GIVEN TASK » Without the pictures, write out all the lines below exactly as they appear.

- - - - - - -

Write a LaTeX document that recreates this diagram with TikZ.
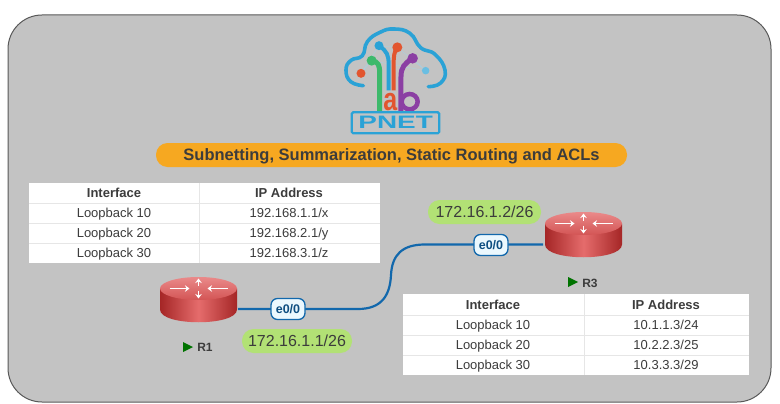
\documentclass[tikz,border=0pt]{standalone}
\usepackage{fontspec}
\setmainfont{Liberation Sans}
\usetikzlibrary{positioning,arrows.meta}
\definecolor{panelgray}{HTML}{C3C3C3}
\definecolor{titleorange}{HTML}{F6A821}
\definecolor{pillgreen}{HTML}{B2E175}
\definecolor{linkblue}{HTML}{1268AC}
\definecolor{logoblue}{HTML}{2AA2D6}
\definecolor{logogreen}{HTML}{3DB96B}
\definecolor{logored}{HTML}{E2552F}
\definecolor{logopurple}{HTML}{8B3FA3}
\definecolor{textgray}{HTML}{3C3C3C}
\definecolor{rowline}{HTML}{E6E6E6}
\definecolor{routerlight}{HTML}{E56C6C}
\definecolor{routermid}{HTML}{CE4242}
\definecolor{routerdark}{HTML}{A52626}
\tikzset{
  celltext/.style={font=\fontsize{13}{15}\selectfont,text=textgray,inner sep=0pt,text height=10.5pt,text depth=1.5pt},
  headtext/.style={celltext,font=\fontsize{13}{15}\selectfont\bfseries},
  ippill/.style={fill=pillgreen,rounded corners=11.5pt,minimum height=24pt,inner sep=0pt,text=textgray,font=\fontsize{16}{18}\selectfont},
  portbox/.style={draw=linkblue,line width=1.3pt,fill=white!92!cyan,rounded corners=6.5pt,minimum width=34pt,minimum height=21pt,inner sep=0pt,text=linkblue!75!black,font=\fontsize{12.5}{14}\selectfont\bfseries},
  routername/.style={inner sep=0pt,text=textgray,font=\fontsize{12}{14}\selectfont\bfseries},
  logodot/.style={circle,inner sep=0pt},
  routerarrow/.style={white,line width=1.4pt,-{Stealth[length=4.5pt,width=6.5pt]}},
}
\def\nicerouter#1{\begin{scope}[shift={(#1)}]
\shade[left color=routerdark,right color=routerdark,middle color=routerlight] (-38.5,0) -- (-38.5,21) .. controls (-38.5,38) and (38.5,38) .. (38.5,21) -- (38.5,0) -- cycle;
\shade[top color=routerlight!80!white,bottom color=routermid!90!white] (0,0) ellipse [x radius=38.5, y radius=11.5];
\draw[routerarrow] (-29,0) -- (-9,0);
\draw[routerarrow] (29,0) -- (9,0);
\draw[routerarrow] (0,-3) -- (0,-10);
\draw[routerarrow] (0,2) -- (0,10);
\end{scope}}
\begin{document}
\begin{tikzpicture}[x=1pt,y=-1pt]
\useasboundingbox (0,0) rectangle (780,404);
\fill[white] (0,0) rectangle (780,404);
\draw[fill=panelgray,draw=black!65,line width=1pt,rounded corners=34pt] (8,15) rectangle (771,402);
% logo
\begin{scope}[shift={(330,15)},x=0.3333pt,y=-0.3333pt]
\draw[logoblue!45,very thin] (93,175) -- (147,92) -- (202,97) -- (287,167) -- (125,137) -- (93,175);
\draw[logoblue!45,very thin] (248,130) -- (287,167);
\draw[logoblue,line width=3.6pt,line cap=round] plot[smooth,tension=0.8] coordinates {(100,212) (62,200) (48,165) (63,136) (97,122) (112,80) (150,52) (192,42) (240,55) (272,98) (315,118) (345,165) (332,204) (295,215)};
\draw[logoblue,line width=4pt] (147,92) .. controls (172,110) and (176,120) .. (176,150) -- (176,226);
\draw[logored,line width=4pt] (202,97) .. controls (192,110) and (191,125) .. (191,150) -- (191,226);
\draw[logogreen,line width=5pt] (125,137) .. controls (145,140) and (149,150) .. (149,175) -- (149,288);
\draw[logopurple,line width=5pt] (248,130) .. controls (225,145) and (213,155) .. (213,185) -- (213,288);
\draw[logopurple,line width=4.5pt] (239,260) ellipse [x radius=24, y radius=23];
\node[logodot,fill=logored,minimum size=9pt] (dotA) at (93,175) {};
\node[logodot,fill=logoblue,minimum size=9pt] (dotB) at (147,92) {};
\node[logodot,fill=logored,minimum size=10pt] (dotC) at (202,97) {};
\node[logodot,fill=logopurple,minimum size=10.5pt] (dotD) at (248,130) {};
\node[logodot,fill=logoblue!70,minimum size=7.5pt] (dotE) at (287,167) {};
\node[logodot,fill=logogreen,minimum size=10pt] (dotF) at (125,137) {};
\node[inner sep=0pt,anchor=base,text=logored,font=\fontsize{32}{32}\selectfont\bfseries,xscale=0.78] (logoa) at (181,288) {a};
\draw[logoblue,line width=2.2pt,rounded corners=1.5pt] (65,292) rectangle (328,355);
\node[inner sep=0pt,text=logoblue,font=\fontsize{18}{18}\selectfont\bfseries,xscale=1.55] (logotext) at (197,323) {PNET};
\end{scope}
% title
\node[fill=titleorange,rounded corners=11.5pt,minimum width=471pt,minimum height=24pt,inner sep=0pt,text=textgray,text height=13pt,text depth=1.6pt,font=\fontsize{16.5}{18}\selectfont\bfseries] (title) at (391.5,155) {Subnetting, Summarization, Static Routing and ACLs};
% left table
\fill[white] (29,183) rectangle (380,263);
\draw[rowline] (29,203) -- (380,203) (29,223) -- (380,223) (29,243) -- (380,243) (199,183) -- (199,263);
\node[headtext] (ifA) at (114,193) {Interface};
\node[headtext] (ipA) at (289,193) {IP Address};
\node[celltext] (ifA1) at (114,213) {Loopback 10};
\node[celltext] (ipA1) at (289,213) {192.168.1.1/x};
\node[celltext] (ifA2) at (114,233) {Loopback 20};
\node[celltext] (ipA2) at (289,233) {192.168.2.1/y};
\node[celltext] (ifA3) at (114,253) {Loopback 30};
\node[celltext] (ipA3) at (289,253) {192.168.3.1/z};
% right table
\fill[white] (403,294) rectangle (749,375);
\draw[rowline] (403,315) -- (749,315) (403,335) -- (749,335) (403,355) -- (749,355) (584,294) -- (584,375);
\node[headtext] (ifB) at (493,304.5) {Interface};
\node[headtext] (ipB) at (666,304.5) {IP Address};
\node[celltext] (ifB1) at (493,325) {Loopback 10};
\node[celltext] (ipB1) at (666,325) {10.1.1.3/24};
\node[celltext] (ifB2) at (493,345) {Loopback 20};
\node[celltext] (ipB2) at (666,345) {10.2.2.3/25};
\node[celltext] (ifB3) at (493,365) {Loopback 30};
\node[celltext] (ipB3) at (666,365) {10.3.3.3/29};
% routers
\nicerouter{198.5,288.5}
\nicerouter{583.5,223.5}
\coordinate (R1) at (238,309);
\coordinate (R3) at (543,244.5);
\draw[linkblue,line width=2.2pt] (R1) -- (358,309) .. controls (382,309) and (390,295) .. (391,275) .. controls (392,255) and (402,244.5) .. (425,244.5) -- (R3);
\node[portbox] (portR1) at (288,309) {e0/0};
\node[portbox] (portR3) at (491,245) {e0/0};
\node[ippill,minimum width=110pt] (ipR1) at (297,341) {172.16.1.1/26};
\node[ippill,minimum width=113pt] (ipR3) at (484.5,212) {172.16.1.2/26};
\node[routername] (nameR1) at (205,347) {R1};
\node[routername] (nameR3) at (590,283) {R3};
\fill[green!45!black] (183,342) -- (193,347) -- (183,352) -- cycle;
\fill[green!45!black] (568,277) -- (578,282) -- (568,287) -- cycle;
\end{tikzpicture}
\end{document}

- - - - - - -

EXPECTED ANSWER »
Write a LaTeX document that recreates this diagram with TikZ.
\documentclass[tikz,border=0pt]{standalone}
\usepackage{fontspec}
\setmainfont{Liberation Sans}
\usetikzlibrary{positioning,arrows.meta}
\definecolor{panelgray}{HTML}{C3C3C3}
\definecolor{titleorange}{HTML}{F6A821}
\definecolor{pillgreen}{HTML}{B2E175}
\definecolor{linkblue}{HTML}{1268AC}
\definecolor{logoblue}{HTML}{2AA2D6}
\definecolor{logogreen}{HTML}{3DB96B}
\definecolor{logored}{HTML}{E2552F}
\definecolor{logopurple}{HTML}{8B3FA3}
\definecolor{textgray}{HTML}{3C3C3C}
\definecolor{rowline}{HTML}{E6E6E6}
\definecolor{routerlight}{HTML}{E56C6C}
\definecolor{routermid}{HTML}{CE4242}
\definecolor{routerdark}{HTML}{A52626}
\tikzset{
  celltext/.style={font=\fontsize{13}{15}\selectfont,text=textgray,inner sep=0pt,text height=10.5pt,text depth=1.5pt},
  headtext/.style={celltext,font=\fontsize{13}{15}\selectfont\bfseries},
  ippill/.style={fill=pillgreen,rounded corners=11.5pt,minimum height=24pt,inner sep=0pt,text=textgray,font=\fontsize{16}{18}\selectfont},
  portbox/.style={draw=linkblue,line width=1.3pt,fill=white!92!cyan,rounded corners=6.5pt,minimum width=34pt,minimum height=21pt,inner sep=0pt,text=linkblue!75!black,font=\fontsize{12.5}{14}\selectfont\bfseries},
  routername/.style={inner sep=0pt,text=textgray,font=\fontsize{12}{14}\selectfont\bfseries},
  logodot/.style={circle,inner sep=0pt},
  routerarrow/.style={white,line width=1.4pt,-{Stealth[length=4.5pt,width=6.5pt]}},
}
\def\nicerouter#1{\begin{scope}[shift={(#1)}]
\shade[left color=routerdark,right color=routerdark,middle color=routerlight] (-38.5,0) -- (-38.5,21) .. controls (-38.5,38) and (38.5,38) .. (38.5,21) -- (38.5,0) -- cycle;
\shade[top color=routerlight!80!white,bottom color=routermid!90!white] (0,0) ellipse [x radius=38.5, y radius=11.5];
\draw[routerarrow] (-29,0) -- (-9,0);
\draw[routerarrow] (29,0) -- (9,0);
\draw[routerarrow] (0,-3) -- (0,-10);
\draw[routerarrow] (0,2) -- (0,10);
\end{scope}}
\begin{document}
\begin{tikzpicture}[x=1pt,y=-1pt]
\useasboundingbox (0,0) rectangle (780,404);
\fill[white] (0,0) rectangle (780,404);
\draw[fill=panelgray,draw=black!65,line width=1pt,rounded corners=34pt] (8,15) rectangle (771,402);
% logo
\begin{scope}[shift={(330,15)},x=0.3333pt,y=-0.3333pt]
\draw[logoblue!45,very thin] (93,175) -- (147,92) -- (202,97) -- (287,167) -- (125,137) -- (93,175);
\draw[logoblue!45,very thin] (248,130) -- (287,167);
\draw[logoblue,line width=3.6pt,line cap=round] plot[smooth,tension=0.8] coordinates {(100,212) (62,200) (48,165) (63,136) (97,122) (112,80) (150,52) (192,42) (240,55) (272,98) (315,118) (345,165) (332,204) (295,215)};
\draw[logoblue,line width=4pt] (147,92) .. controls (172,110) and (176,120) .. (176,150) -- (176,226);
\draw[logored,line width=4pt] (202,97) .. controls (192,110) and (191,125) .. (191,150) -- (191,226);
\draw[logogreen,line width=5pt] (125,137) .. controls (145,140) and (149,150) .. (149,175) -- (149,288);
\draw[logopurple,line width=5pt] (248,130) .. controls (225,145) and (213,155) .. (213,185) -- (213,288);
\draw[logopurple,line width=4.5pt] (239,260) ellipse [x radius=24, y radius=23];
\node[logodot,fill=logored,minimum size=9pt] (dotA) at (93,175) {};
\node[logodot,fill=logoblue,minimum size=9pt] (dotB) at (147,92) {};
\node[logodot,fill=logored,minimum size=10pt] (dotC) at (202,97) {};
\node[logodot,fill=logopurple,minimum size=10.5pt] (dotD) at (248,130) {};
\node[logodot,fill=logoblue!70,minimum size=7.5pt] (dotE) at (287,167) {};
\node[logodot,fill=logogreen,minimum size=10pt] (dotF) at (125,137) {};
\node[inner sep=0pt,anchor=base,text=logored,font=\fontsize{32}{32}\selectfont\bfseries,xscale=0.78] (logoa) at (181,288) {a};
\draw[logoblue,line width=2.2pt,rounded corners=1.5pt] (65,292) rectangle (328,355);
\node[inner sep=0pt,text=logoblue,font=\fontsize{18}{18}\selectfont\bfseries,xscale=1.55] (logotext) at (197,323) {PNET};
\end{scope}
% title
\node[fill=titleorange,rounded corners=11.5pt,minimum width=471pt,minimum height=24pt,inner sep=0pt,text=textgray,text height=13pt,text depth=1.6pt,font=\fontsize{16.5}{18}\selectfont\bfseries] (title) at (391.5,155) {Subnetting, Summarization, Static Routing and ACLs};
% left table
\fill[white] (29,183) rectangle (380,263);
\draw[rowline] (29,203) -- (380,203) (29,223) -- (380,223) (29,243) -- (380,243) (199,183) -- (199,263);
\node[headtext] (ifA) at (114,193) {Interface};
\node[headtext] (ipA) at (289,193) {IP Address};
\node[celltext] (ifA1) at (114,213) {Loopback 10};
\node[celltext] (ipA1) at (289,213) {192.168.1.1/x};
\node[celltext] (ifA2) at (114,233) {Loopback 20};
\node[celltext] (ipA2) at (289,233) {192.168.2.1/y};
\node[celltext] (ifA3) at (114,253) {Loopback 30};
\node[celltext] (ipA3) at (289,253) {192.168.3.1/z};
% right table
\fill[white] (403,294) rectangle (749,375);
\draw[rowline] (403,315) -- (749,315) (403,335) -- (749,335) (403,355) -- (749,355) (584,294) -- (584,375);
\node[headtext] (ifB) at (493,304.5) {Interface};
\node[headtext] (ipB) at (666,304.5) {IP Address};
\node[celltext] (ifB1) at (493,325) {Loopback 10};
\node[celltext] (ipB1) at (666,325) {10.1.1.3/24};
\node[celltext] (ifB2) at (493,345) {Loopback 20};
\node[celltext] (ipB2) at (666,345) {10.2.2.3/25};
\node[celltext] (ifB3) at (493,365) {Loopback 30};
\node[celltext] (ipB3) at (666,365) {10.3.3.3/29};
% routers
\nicerouter{198.5,288.5}
\nicerouter{583.5,223.5}
\coordinate (R1) at (238,309);
\coordinate (R3) at (543,244.5);
\draw[linkblue,line width=2.2pt] (R1) -- (358,309) .. controls (382,309) and (390,295) .. (391,275) .. controls (392,255) and (402,244.5) .. (425,244.5) -- (R3);
\node[portbox] (portR1) at (288,309) {e0/0};
\node[portbox] (portR3) at (491,245) {e0/0};
\node[ippill,minimum width=110pt] (ipR1) at (297,341) {172.16.1.1/26};
\node[ippill,minimum width=113pt] (ipR3) at (484.5,212) {172.16.1.2/26};
\node[routername] (nameR1) at (205,347) {R1};
\node[routername] (nameR3) at (590,283) {R3};
\fill[green!45!black] (183,342) -- (193,347) -- (183,352) -- cycle;
\fill[green!45!black] (568,277) -- (578,282) -- (568,287) -- cycle;
\end{tikzpicture}
\end{document}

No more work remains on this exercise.